9 ülkesinde ise Meclis...İki sistemin
Anayasa yapıları birbirinden çok farklı.
1982 Anayasası, halkın seçtiği
"başkanlık" ya da
"yarı başkanlık" sistemine göre yapılanmış değil.
Cumhurbaşkanının halk tarafından seçilmesini öngören bir
Anayasa değişikliği,
Türkiye'nin siyaset mimarisini çarpıtır.
Zaten bu önergenin şansı yok.
Ancak...
Hükümet ortaklarının
aynı kişinin iki kez cumhurbaşkanı seçilmesini sağlamak için verdikleri
Anayasa değişikliği önergesine
- belki - çelme takabilir.
Çünkü...
FP - DYP önergesi,
Meclis'te reddedilirse hükümet önergesinin de,
"reddedilen yasa girişiminin bir yıl içinde yeniden görüşülemeyeceği" hükmü kapsamına
gireceği kuşkuları var.
O nedenle...
FP ve
DYP'nin
"halk seçsin" önergesi,
- herhalde - komisyonda bekletilecek. Hükümet ortaklarının
"aynı kişinin iki kez 5 + 5 formülü ile cumhurbaşkanı seçilmesi" önergesiyle
- belki de - birleştirilecek.
Bize göre abartılmış bir yorum.
Demirel ve istikrar
Herkes biliyor ki, hükümet ortaklarının verdikleri
Anayasa değişikliği önergesi, Demirel'i yeniden cumhurbaşkanı seçtirmeyi amaçlıyor.

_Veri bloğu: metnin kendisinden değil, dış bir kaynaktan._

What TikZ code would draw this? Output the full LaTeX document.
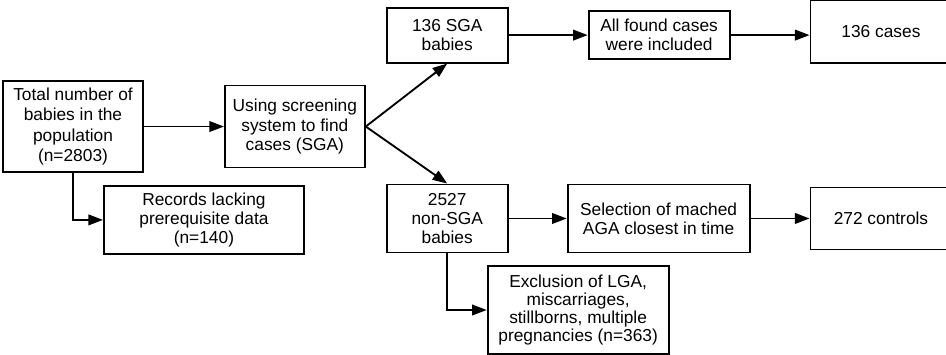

"Grafiğinin en üst noktasındaki Demirel'in içte ve dışta etkinliği bir gerçek. Ama...
Bir tek şahıs için Anayasa değişikliği doğru mu?"
Ecevit ve
Demirel'in yeniden seçilmesinden yana olanlar, soruyu
"istikrar" diye cevaplıyorlar.
Bu görüş yadsınamaz.
Demirel'in yeniden seçilmesi halinde
devamlılığı görüyoruz.
Buna karşılık...
Seçilmezse, bir
belirsizlik hatta hükümetin sarsılmasına kadar uzanacak
siyasal sarsıntılar sezilmekte.
Ne var ki yaşı neredeyse yüzyıla yaklaşmakta olan
Cumhuriyetimizin istikrarı tek bir kişiye bağlamış olması da hazin.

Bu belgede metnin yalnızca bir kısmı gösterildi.